Collected data start

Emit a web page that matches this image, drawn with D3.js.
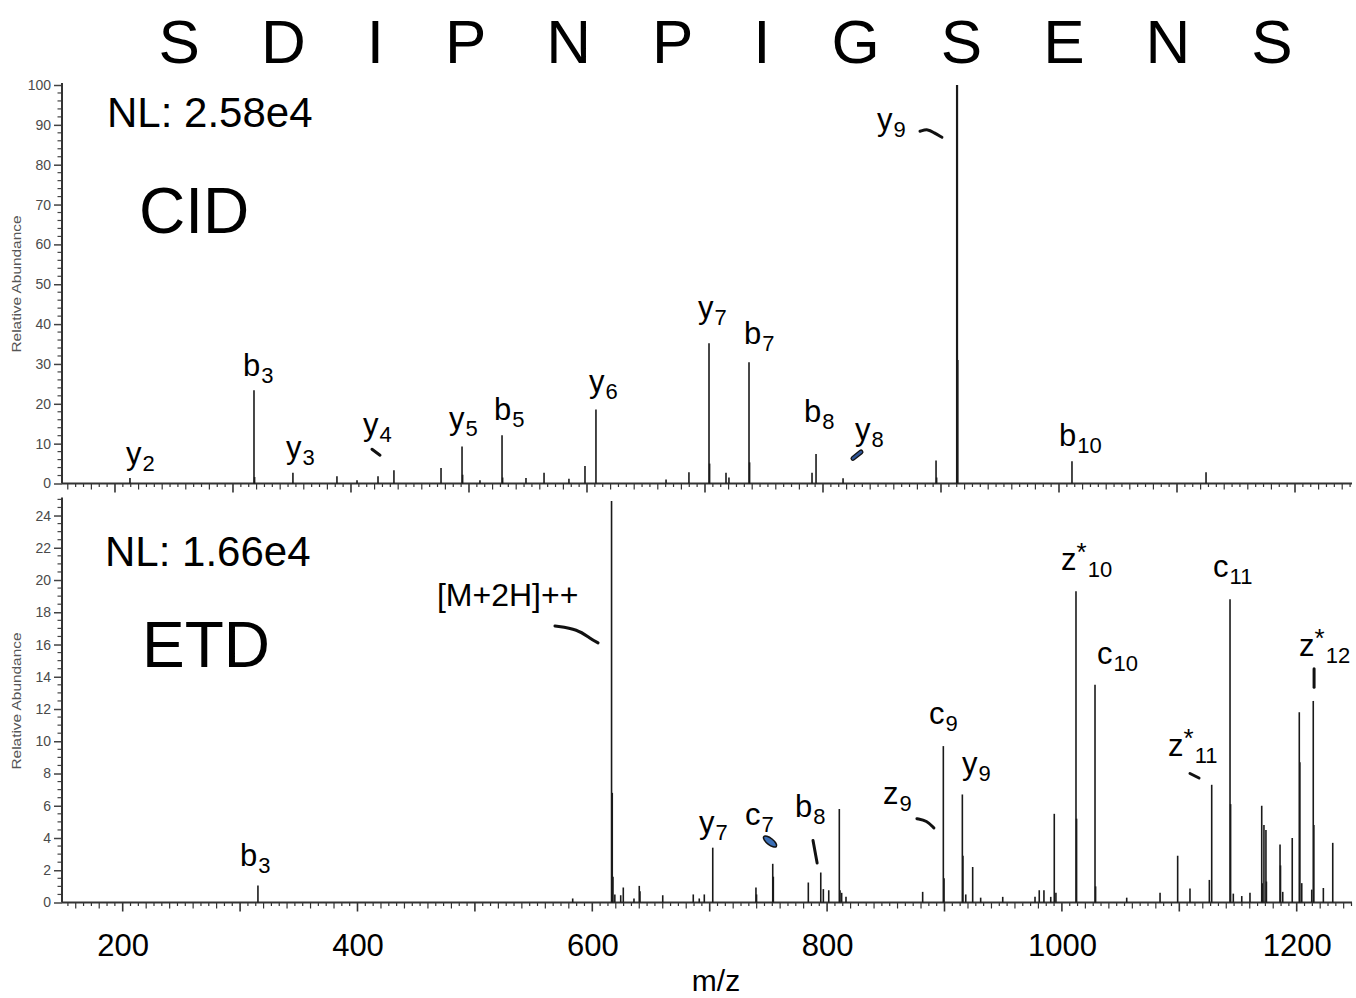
<!DOCTYPE html>
<html>
<head>
<meta charset="utf-8">
<script src="https://cdn.jsdelivr.net/npm/d3@7"></script>
<style>
  body { margin: 0; background: #fff; }
  svg { display: block; }
  text { font-family: "Liberation Sans", Arial, Helvetica, sans-serif; }
</style>
</head>
<body>
<svg id="chart" width="1356" height="998"></svg>
<script>
// ---- Peptide sequence ----
const sequence = ["S", "D", "I", "P", "N", "P", "I", "G", "S", "E", "N", "S"];

// ---- CID spectrum (m/z, relative abundance %) ----
const cidMz = [212.7, 317.8, 318.3, 350.8, 388.1, 405.1, 422.9, 436.4, 476.3, 494.1, 494.6,
  509.3, 528.0, 528.5, 548.3, 563.6, 584.7, 598.3, 607.6, 667.0, 686.4, 703.4, 703.9,
  717.8, 720.3, 737.3, 737.8, 790.7, 794.1, 817.0, 895.8, 896.3, 913.6, 914.2, 1011.0, 1124.6];
const cidAbund = [1.4, 23.4, 1.6, 2.7, 1.8, 0.8, 1.8, 3.3, 3.9, 9.3, 2.2,
  0.8, 12.1, 1.5, 1.4, 2.7, 1.2, 4.4, 18.6, 1.0, 2.8, 35.2, 5.0,
  2.7, 1.5, 30.4, 5.3, 2.7, 7.4, 1.3, 5.8, 1.5, 100, 31, 5.6, 2.8];

// ---- ETD spectrum (m/z, relative abundance %) ----
const etdMz = [315.2, 583.3, 616.4, 617.0, 617.6, 619.2, 624.2, 626.4, 635.5, 640.0, 640.6,
  660.0, 686.0, 691.1, 695.4, 702.6, 739.4, 739.9, 753.7, 754.2, 784.0, 794.6, 796.8,
  801.4, 810.4, 811.0, 812.4, 816.1, 881.4, 899.0, 899.6, 915.2, 915.7, 918.1, 924.0,
  930.8, 949.6, 977.1, 980.7, 984.7, 990.5, 993.5, 994.9, 1012.0, 1012.5, 1028.2, 1028.7,
  1055.2, 1083.6, 1098.6, 1109.1, 1125.6, 1127.6, 1143.2, 1143.7, 1146.0, 1153.2, 1160.2,
  1170.2, 1170.6, 1172.1, 1173.8, 1174.2, 1185.8, 1186.2, 1188.1, 1196.2, 1202.2, 1202.7,
  1204.3, 1212.8, 1214.1, 1214.6, 1222.7, 1230.7];
const etdAbund = [1.05, 0.25, 24.9, 6.8, 1.6, 0.5, 0.45, 0.93, 0.25, 1.03, 0.7,
  0.45, 0.5, 0.25, 0.5, 3.4, 0.93, 0.5, 2.4, 1.6, 1.24, 1.86, 0.83,
  0.76, 5.8, 0.76, 0.6, 0.35, 0.66, 9.7, 1.5, 6.7, 2.9, 0.5, 2.2,
  0.3, 0.35, 0.35, 0.76, 0.76, 0.35, 5.5, 0.6, 19.3, 5.2, 13.5, 1.0,
  0.3, 0.6, 2.9, 0.87, 1.4, 7.3, 18.8, 6.1, 0.55, 0.4, 0.6,
  6.0, 1.2, 4.8, 4.5, 1.3, 3.6, 2.3, 0.66, 4.0, 11.8, 8.7,
  1.2, 0.8, 12.5, 4.8, 0.9, 3.7];

// ---- Axis ticks ----
const mzTickLabels = [200, 400, 600, 800, 1000, 1200];
const cidYTicks = [0, 10, 20, 30, 40, 50, 60, 70, 80, 90, 100];
const etdYTicks = [0, 2, 4, 6, 8, 10, 12, 14, 16, 18, 20, 22, 24];

// ---- Fragment ion annotations: ion letter, subscript, label anchor (m/z, abundance) ----
const cidIons = [
  { ion: "y", sub: "2", mz: 209.3, v: 5.0 },
  { ion: "b", sub: "3", mz: 308.5, v: 27.0 },
  { ion: "y", sub: "3", mz: 344.9, v: 6.5 },
  { ion: "y", sub: "4", mz: 410.2, v: 12.1 },
  { ion: "y", sub: "5", mz: 483.1, v: 13.8 },
  { ion: "b", sub: "5", mz: 521.2, v: 16.0 },
  { ion: "y", sub: "6", mz: 601.7, v: 22.9 },
  { ion: "y", sub: "7", mz: 694.1, v: 41.5 },
  { ion: "b", sub: "7", mz: 733.1, v: 34.9 },
  { ion: "b", sub: "8", mz: 783.9, v: 15.5 },
  { ion: "y", sub: "8", mz: 827.1, v: 10.8 },
  { ion: "y", sub: "9", mz: 845.8, v: 88.7 },
  { ion: "b", sub: "10", mz: 1000.0, v: 9.5 }
];
const etdIons = [
  { ion: "b", sub: "3", mz: 299.9, v: 2.25 },
  { ion: "[M+2H]++", sub: "", mz: 467.7, v: 18.4 },
  { ion: "y", sub: "7", mz: 690.9, v: 4.3 },
  { ion: "c", sub: "7", mz: 730.1, v: 4.8 },
  { ion: "b", sub: "8", mz: 772.7, v: 5.3 },
  { ion: "z", sub: "9", mz: 847.6, v: 6.1 },
  { ion: "c", sub: "9", mz: 886.8, v: 11.1 },
  { ion: "y", sub: "9", mz: 914.9, v: 8.0 },
  { ion: "z*", sub: "10", mz: 999.3, v: 20.6 },
  { ion: "c", sub: "10", mz: 1030.0, v: 14.8 },
  { ion: "c", sub: "11", mz: 1128.8, v: 20.2 },
  { ion: "z*", sub: "11", mz: 1090.4, v: 9.1 },
  { ion: "z*", sub: "12", mz: 1202.0, v: 15.3 }
];

// ---- Leader strokes joining labels to peaks (m/z, abundance points) ----
const cidLeaders = [
  { pts: [[882.2, 88.4], [889.0, 89.0], [894.0, 88.0], [900.8, 86.9]], color: "#111" },
  { pts: [[417.8, 8.6], [424.6, 7.1]], color: "#111" },
  { pts: [[825.4, 6.3], [832.2, 7.9]], color: "#2f5597", outline: true }
];
const etdLeaders = [
  { pts: [[568.2, 17.15], [587.8, 16.95], [598.1, 16.37], [604.9, 16.1]], color: "#111" },
  { pts: [[876.5, 5.2], [885.0, 5.08], [891.0, 4.62]], color: "#111" },
  { pts: [[788.0, 3.85], [791.5, 2.45]], color: "#111" },
  { pts: [[1109.1, 8.0], [1116.8, 7.72]], color: "#111" },
  { pts: [[1214.8, 14.5], [1214.8, 13.35]], color: "#111" }
];
const etdBlobs = [{ mz: 751.4, v: 3.78 }];

// ---------------------------------------------------------------
const svg = d3.select("#chart");
const AXIS_LEFT = 62, AXIS_RIGHT = 1352;

const xTop = d3.scaleLinear().domain([155.1, 1248.3]).range([AXIS_LEFT, AXIS_RIGHT]);
const yTop = d3.scaleLinear().domain([0, 100]).range([483.5, 85]);
const xBot = d3.scaleLinear().domain([148.3, 1247.1]).range([AXIS_LEFT, AXIS_RIGHT]);
const yBot = d3.scaleLinear().domain([0, 25]).range([902.5, 499.4]);

// sequence across the top
svg.append("text")
  .attr("x", 158.5).attr("y", 63)
  .attr("font-size", 62)
  .attr("letter-spacing", 21.9)
  .attr("fill", "#000")
  .text(sequence.join(" "));

function drawPanel(g, x, y, mz, ab, yTicks, minorStep, yMax, opts) {
  // x axis minor/medium/major ticks (every 20/3 m/z, 20 m/z, 100 m/z)
  const [d0, d1] = x.domain();
  const idx = d3.range(Math.ceil((d0 - 200) * 3 / 20), Math.floor((d1 - 200) * 3 / 20) + 1);
  const y0 = y(0);
  g.append("g").selectAll("line").data(idx).join("line")
    .attr("x1", i => x(200 + i * 20 / 3)).attr("x2", i => x(200 + i * 20 / 3))
    .attr("y1", y0)
    .attr("y2", i => y0 + (i % 15 === 0 ? 9 : i % 3 === 0 ? 6 : 3.5))
    .attr("stroke", "#333").attr("stroke-width", i => (i % 15 === 0 ? 1.6 : 1.2));
  g.append("line")
    .attr("x1", AXIS_LEFT).attr("x2", AXIS_RIGHT).attr("y1", y0).attr("y2", y0)
    .attr("stroke", "#333").attr("stroke-width", 1.8);

  // y axis
  const yAxis = d3.axisLeft(y).tickValues(yTicks).tickSize(8).tickPadding(3)
    .tickFormat(d3.format("d"));
  const ya = g.append("g").attr("transform", `translate(${AXIS_LEFT},0)`).call(yAxis);
  ya.select(".domain").remove();
  ya.selectAll(".tick line").attr("stroke", "#444").attr("stroke-width", 1.5);
  ya.selectAll(".tick text").attr("font-size", 14).attr("fill", "#4a4a4a")
    .attr("font-family", "'Liberation Sans Narrow', 'Liberation Sans', Arial, sans-serif");
  g.append("g").selectAll("line")
    .data(d3.range(0, yMax + 1e-6, minorStep).filter(v => !yTicks.some(t => Math.abs(t - v) < 1e-6)))
    .join("line")
    .attr("x1", AXIS_LEFT - 4.5).attr("x2", AXIS_LEFT)
    .attr("y1", d => y(d)).attr("y2", d => y(d))
    .attr("stroke", "#444").attr("stroke-width", 1.2);
  g.append("line")
    .attr("x1", AXIS_LEFT).attr("x2", AXIS_LEFT)
    .attr("y1", y0).attr("y2", y(yMax) - 2)
    .attr("stroke", "#333").attr("stroke-width", 2);

  g.append("text")
    .attr("transform", `translate(21,${opts.titleY}) rotate(-90)`)
    .attr("text-anchor", "middle")
    .attr("font-size", 13)
    .attr("textLength", 137).attr("lengthAdjust", "spacingAndGlyphs")
    .attr("fill", "#555")
    .text("Relative Abundance");

  // spectrum sticks
  const peaks = mz.map((m, i) => ({ mz: m, v: ab[i] }));
  g.append("g").selectAll("line").data(peaks).join("line")
    .attr("x1", d => x(d.mz)).attr("x2", d => x(d.mz))
    .attr("y1", y0).attr("y2", d => y(d.v))
    .attr("stroke", "#1a1a1a")
    .attr("stroke-width", d => (d.v > 50 ? 2.2 : 1.6));
}

const cidPanel = svg.append("g");
drawPanel(cidPanel, xTop, yTop, cidMz, cidAbund, cidYTicks, 2, 100, { titleY: 284 });
const etdPanel = svg.append("g");
drawPanel(etdPanel, xBot, yBot, etdMz, etdAbund, etdYTicks, 0.5, 25, { titleY: 701 });

// m/z labels on the lower axis
const xAxis = d3.axisBottom(xBot).tickValues(mzTickLabels).tickSize(0).tickPadding(31)
  .tickFormat(d3.format("d"));
const xa = svg.append("g").attr("transform", `translate(0,${yBot(0)})`).call(xAxis);
xa.select(".domain").remove();
xa.selectAll(".tick text").attr("font-size", 31).attr("fill", "#000")
  .attr("font-family", "'Liberation Sans', Arial, sans-serif");

svg.append("text").attr("x", 716).attr("y", 991).attr("text-anchor", "middle")
  .attr("font-size", 30).text("m/z");

// panel headings
svg.append("text").attr("x", 107).attr("y", 127).attr("font-size", 42).text("NL: 2.58e4");
svg.append("text").attr("x", 139).attr("y", 233).attr("font-size", 64).text("CID");
svg.append("text").attr("x", 105).attr("y", 566).attr("font-size", 42).text("NL: 1.66e4");
svg.append("text").attr("x", 142).attr("y", 667).attr("font-size", 64).text("ETD");

// ion labels
function drawIons(ions, x, y) {
  const t = svg.append("g").selectAll("text").data(ions).join("text")
    .attr("x", d => x(d.mz)).attr("y", d => y(d.v))
    .attr("font-size", d => (d.sub ? 31 : 32)).attr("fill", "#000");
  t.each(function (d) {
    const el = d3.select(this);
    if (d.ion.startsWith("z*")) {
      el.append("tspan").text("z");
      el.append("tspan").attr("dy", -9).attr("font-size", 26).text("*");
      el.append("tspan").attr("dy", 16).attr("dx", 1).attr("font-size", 22).text(d.sub);
    } else {
      el.append("tspan").text(d.ion);
      if (d.sub) el.append("tspan").attr("dy", 7).attr("dx", 1).attr("font-size", 22).text(d.sub);
    }
  });
}
drawIons(cidIons, xTop, yTop);
drawIons(etdIons, xBot, yBot);

function drawLeaders(list, x, y) {
  const line = d3.line().x(p => x(p[0])).y(p => y(p[1])).curve(d3.curveBasis);
  list.forEach(l => {
    if (l.outline) {
      svg.append("path").attr("d", line(l.pts)).attr("fill", "none")
        .attr("stroke", "#111").attr("stroke-width", 5).attr("stroke-linecap", "round");
      svg.append("path").attr("d", line(l.pts)).attr("fill", "none")
        .attr("stroke", l.color).attr("stroke-width", 2.5).attr("stroke-linecap", "round");
    } else {
      svg.append("path").attr("d", line(l.pts)).attr("fill", "none")
        .attr("stroke", l.color).attr("stroke-width", 3).attr("stroke-linecap", "round");
    }
  });
}
drawLeaders(cidLeaders, xTop, yTop);
drawLeaders(etdLeaders, xBot, yBot);

svg.append("g").selectAll("ellipse").data(etdBlobs).join("ellipse")
  .attr("cx", d => xBot(d.mz)).attr("cy", d => yBot(d.v))
  .attr("rx", 8).attr("ry", 3.2)
  .attr("transform", d => `rotate(38,${xBot(d.mz)},${yBot(d.v)})`)
  .attr("fill", "#3b6fb6").attr("stroke", "#111").attr("stroke-width", 1.5);
</script>
</body>
</html>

Collected data end

Output exactly the span of lines from the top of the listing through the line holding "31, 5.6, 2.8];", and leave every picture out.

* **The response**:
Emit a web page that matches this image, drawn with D3.js.
<!DOCTYPE html>
<html>
<head>
<meta charset="utf-8">
<script src="https://cdn.jsdelivr.net/npm/d3@7"></script>
<style>
  body { margin: 0; background: #fff; }
  svg { display: block; }
  text { font-family: "Liberation Sans", Arial, Helvetica, sans-serif; }
</style>
</head>
<body>
<svg id="chart" width="1356" height="998"></svg>
<script>
// ---- Peptide sequence ----
const sequence = ["S", "D", "I", "P", "N", "P", "I", "G", "S", "E", "N", "S"];

// ---- CID spectrum (m/z, relative abundance %) ----
const cidMz = [212.7, 317.8, 318.3, 350.8, 388.1, 405.1, 422.9, 436.4, 476.3, 494.1, 494.6,
  509.3, 528.0, 528.5, 548.3, 563.6, 584.7, 598.3, 607.6, 667.0, 686.4, 703.4, 703.9,
  717.8, 720.3, 737.3, 737.8, 790.7, 794.1, 817.0, 895.8, 896.3, 913.6, 914.2, 1011.0, 1124.6];
const cidAbund = [1.4, 23.4, 1.6, 2.7, 1.8, 0.8, 1.8, 3.3, 3.9, 9.3, 2.2,
  0.8, 12.1, 1.5, 1.4, 2.7, 1.2, 4.4, 18.6, 1.0, 2.8, 35.2, 5.0,
  2.7, 1.5, 30.4, 5.3, 2.7, 7.4, 1.3, 5.8, 1.5, 100, 31, 5.6, 2.8];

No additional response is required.